The title song of “Returning to Myself” reflects the idea that Carlile is at least momentarily stepping aside from her role as musical enabler — someone who has famously supported Joni Mitchell, collaborated with Elton and produced a Grammy-winning Tanya Tucker and other artists — to focus on standing alone and looking more inward. But in that song, she also debates whether focusing on oneself after a period of sharing is necessary, selfish, or perhaps a bit of both.

“I think people are going to hear that song in different ways,” she said. “Some are going to hear it as a call to return to themselves. Some are going to hear it as a justification not to. And I love that about it because it is a deeply conflicting feeling. There is no a-ha moment in that song. It’s just a contemplation of, ‘Is enlightenment aloneness or is enlightenment learning togetherness and sacrificial love?’”

Among the song titles that will intrigue fans most on first blush is “Joni,” a paean to her friend and hero Joni Mitchell. One that will already be familiar to her followers is “You Without Me,” a version of which was included on the collaborative duo album with Elton John they put out earlier this year; the rendition included on her solo album is an all-new recording.

The remaining tracks on the 10-song album are “A Woman Oversees,” “Anniversary,” “Church & State,” “No One Knows Us” and “A Long Goodbye.”

As far as musical reference points for the album, Carlile says in promotional material, “One thing that came to mind early on was Emmylou Harris’ groundbreaking album ‘Wrecking Ball.’ I’ve loved that album my whole life and referenced it musically in the studio more times than I can count, but I never contemplated it conceptually. I don’t know if Daniel Lanois or Emmy would echo my take on it, but I see it as a defining moment for Emmy because of where she was in her career and life,and specifically how the album sounded against the landscape it emerged into. … I wanted to make something that was undeniably and willfully me. It’s amazing how many people it takes to do that sometimes! But that’s kind of the point. it took many souls to make ‘Wrecking Ball’ but they were coming from a supportive mindset. Sometimes the hardest thing to do is to be carried and still end up on your own two feet.”
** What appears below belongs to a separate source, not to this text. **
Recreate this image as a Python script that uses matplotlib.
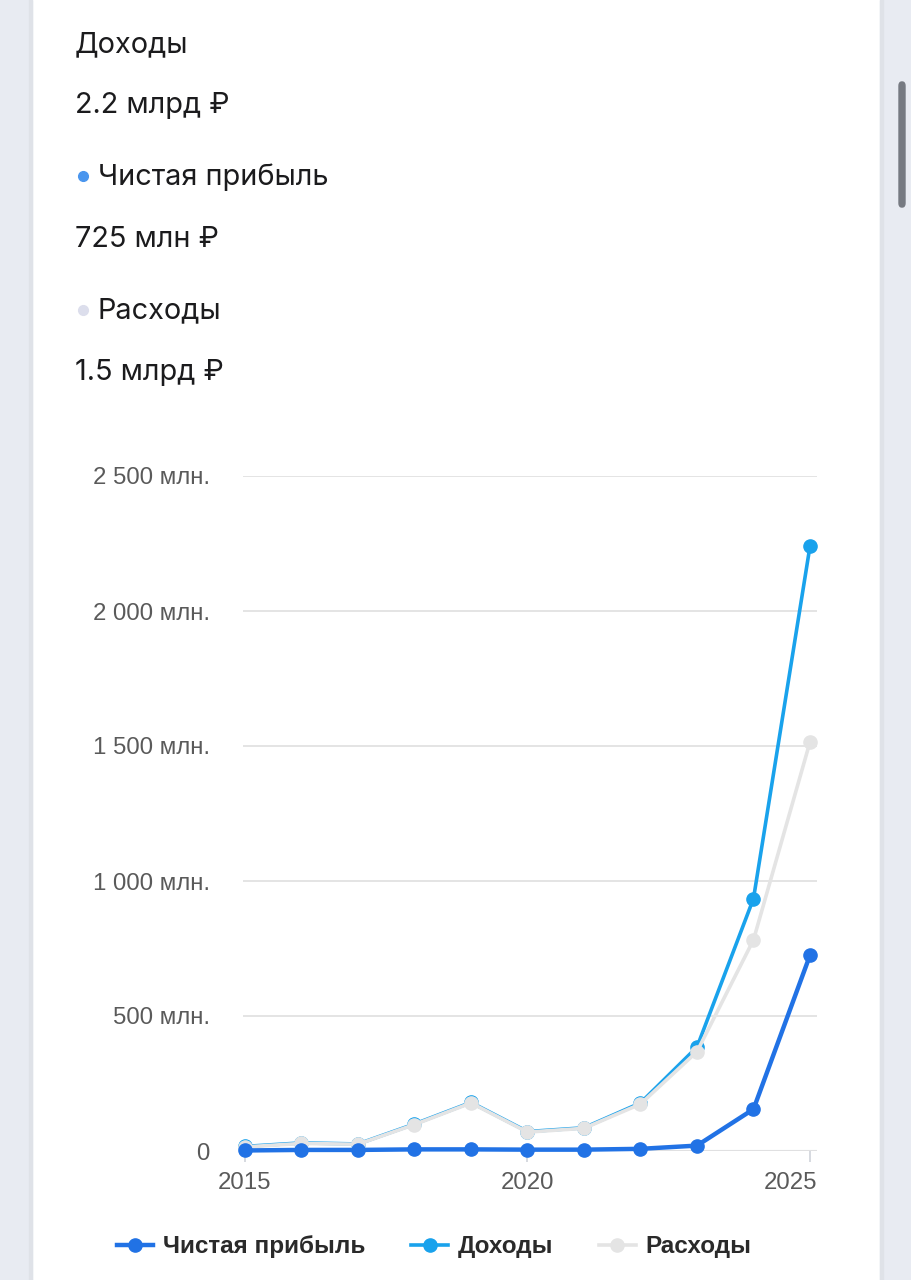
import matplotlib
matplotlib.use("Agg")
import matplotlib.pyplot as plt
import matplotlib.transforms as mtransforms
from matplotlib.patches import Rectangle, FancyBboxPatch

W, H = 912, 1280

years = [2015, 2016, 2017, 2018, 2019, 2020, 2021, 2022, 2023, 2024, 2025]
profit = [2, 4, 4, 6, 6, 5, 5, 8, 20, 155, 725]
income = [17, 30, 26, 100, 180, 72, 86, 178, 385, 935, 2240]
expenses = [15, 28, 25, 98, 178, 70, 84, 174, 368, 782, 1515]

y_ticks = [0, 500, 1000, 1500, 2000, 2500]
y_labels = ["0", "500 млн.", "1 000 млн.", "1 500 млн.", "2 000 млн.", "2 500 млн."]
x_ticks = [2015, 2020, 2025]

series_names = ["Чистая прибыль", "Доходы", "Расходы"]
summary_values = ["2.2 млрд ₽", "725 млн ₽", "1.5 млрд ₽"]

c_profit = "#2172e5"
c_income = "#19a2ec"
c_exp = "#e4e4e4"


def fx(px):
    return px / W


def fy(py):
    return 1 - py / H


fig = plt.figure(figsize=(W / 100, H / 100), dpi=100)
fig.patch.set_facecolor("white")

# phone frame: grey strips on both sides of the white card
fig.patches.append(Rectangle((0, 0), fx(32), 1, transform=fig.transFigure,
                             color="#e8ebf2", zorder=0))
fig.patches.append(Rectangle((fx(880), 0), 1 - fx(880), 1, transform=fig.transFigure,
                             color="#e8ebf2", zorder=0))
fig.patches.append(Rectangle((fx(29), 0), fx(3), 1, transform=fig.transFigure,
                             color="#dfe2e8", zorder=0))
fig.patches.append(Rectangle((fx(880), 0), fx(3), 1, transform=fig.transFigure,
                             color="#dfe2e8", zorder=0))
fig.patches.append(FancyBboxPatch((fx(899), fy(207)), fx(6), (207 - 82) / H,
                                  boxstyle="round,pad=0,rounding_size=0.003",
                                  transform=fig.transFigure, color="#767a82", zorder=1))

# header text
top_font = ["Inter", "DejaVu Sans"]
txt_color = "#1b1b1d"
hs = 20.8
fig.text(fx(75), fy(52), "Доходы", fontsize=hs, family=top_font, color=txt_color)
fig.text(fx(75), fy(113), summary_values[0], fontsize=hs, family=top_font, color=txt_color)
fig.text(fx(98), fy(185), series_names[0], fontsize=hs, family=top_font, color=txt_color)
fig.text(fx(75), fy(247), summary_values[1], fontsize=hs, family=top_font, color=txt_color)
fig.text(fx(98), fy(318), series_names[2], fontsize=hs, family=top_font, color=txt_color)
fig.text(fx(75), fy(380), summary_values[2], fontsize=hs, family=top_font, color=txt_color)
fig.lines.append(plt.Line2D([fx(83)], [fy(176)], marker="o", markersize=7,
                            color="#4a96ee", transform=fig.transFigure))
fig.lines.append(plt.Line2D([fx(83)], [fy(310)], marker="o", markersize=7,
                            color="#dcdeec", transform=fig.transFigure))

# chart
ax = fig.add_axes([fx(243), fy(1151), (817 - 243) / W, (1151 - 476) / H])
ax.set_facecolor("none")
px_per_year = (810 - 245) / 10
ax.set_xlim(2015 - 2 / px_per_year, 2025 + 7 / px_per_year)
ax.set_ylim(0, 2500)

for s in ax.spines.values():
    s.set_visible(False)

ax.set_yticks(y_ticks)
ax.set_yticklabels(y_labels)
ax.set_xticks(x_ticks)
ax.set_xticklabels([str(x) for x in x_ticks])
ax.grid(axis="y", color="#e2e2e2", lw=1.3, zorder=0)
ax.axhline(0, color="#cfd3da", lw=1.5, zorder=1)

tick_font = "Liberation Sans"
ax.tick_params(axis="y", length=0, pad=24, labelsize=17.3, labelcolor="#5a5a5a")
ax.tick_params(axis="x", length=8, width=1.2, color="#cfd3da", pad=7,
               labelsize=17.3, labelcolor="#5a5a5a")
for lbl in ax.get_xticklabels() + ax.get_yticklabels():
    lbl.set_family(tick_font)

# last year label is kept inside the plot area, like the original
last = ax.get_xticklabels()[-1]
last.set_ha("right")
last.set_transform(last.get_transform() +
                   mtransforms.ScaledTranslation(7 / 100, 0, fig.dpi_scale_trans))

l1, = ax.plot(years, profit, color=c_profit, lw=3.2, marker="o", markersize=9.5,
              zorder=5, clip_on=False, label=series_names[0])
l2, = ax.plot(years, income, color=c_income, lw=2.6, marker="o", markersize=9.5,
              zorder=3, clip_on=False, label=series_names[1])
l3, = ax.plot(years, expenses, color=c_exp, lw=2.6, marker="o", markersize=9.5,
              zorder=4, clip_on=False, label=series_names[2])

leg = fig.legend(handles=[l1, l2, l3], loc="center", bbox_to_anchor=(fx(434), fy(1247)),
                 ncol=3, frameon=False, handlelength=1.5, handletextpad=0.4,
                 columnspacing=1.9, prop={"family": tick_font, "weight": "bold", "size": 17.5})
for t in leg.get_texts():
    t.set_color("#2a2a2a")

fig.savefig("out.png", dpi=100)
Carlile released a longer statement offering thoughts about the title track.

I’m not my favorite person to spend my time with,” she wrote. “Returning to myself is not just a lonely, but a painfully boring thing to do. So much so that I’m actually not at all interested in doing it. I prefer to double, triple, and quadruple down on co-dependency, which I’ve come to learn that outside of 12-Step programs and junior high school relationships, isn’t really that unhealthy at all…

For me the key to learning to ‘be alone’ is not being alone at all. It’s being alone in a crowded room. It’s hearing an unexpected doorbell ring and wondering who has shown up to watch me read my book and bite my nails all day. That a guest can be a deep lean-in over a cheap bottle of wine or simply an eyebrow raise and a gesture toward the refrigerator while I play Zelda…where I totally choose myself with someone so close to me I can hear them relax. 

People want to be together in silence more than we allow in our time. It’s falling deeply in love with the car wheels on a gravel road. The possibility of the visitor. The “not being alone-ness” of it all…

Togetherness has given me everything I love about being alive. Starting with my original family in a single wide mobile home, gathered around a wood stove all the way to living with my band, haunting my wife everywhere she goes, raising my children on a tour bus, learning at the feet of Joni Mitchell, to making music with my greatest hero of all time, Elton John.

Why is it heroic to untether, when the tense work of togetherness is so much more interesting? …because I don’t want to do it. Because I don’t want to return to myself. And that’s why I will.”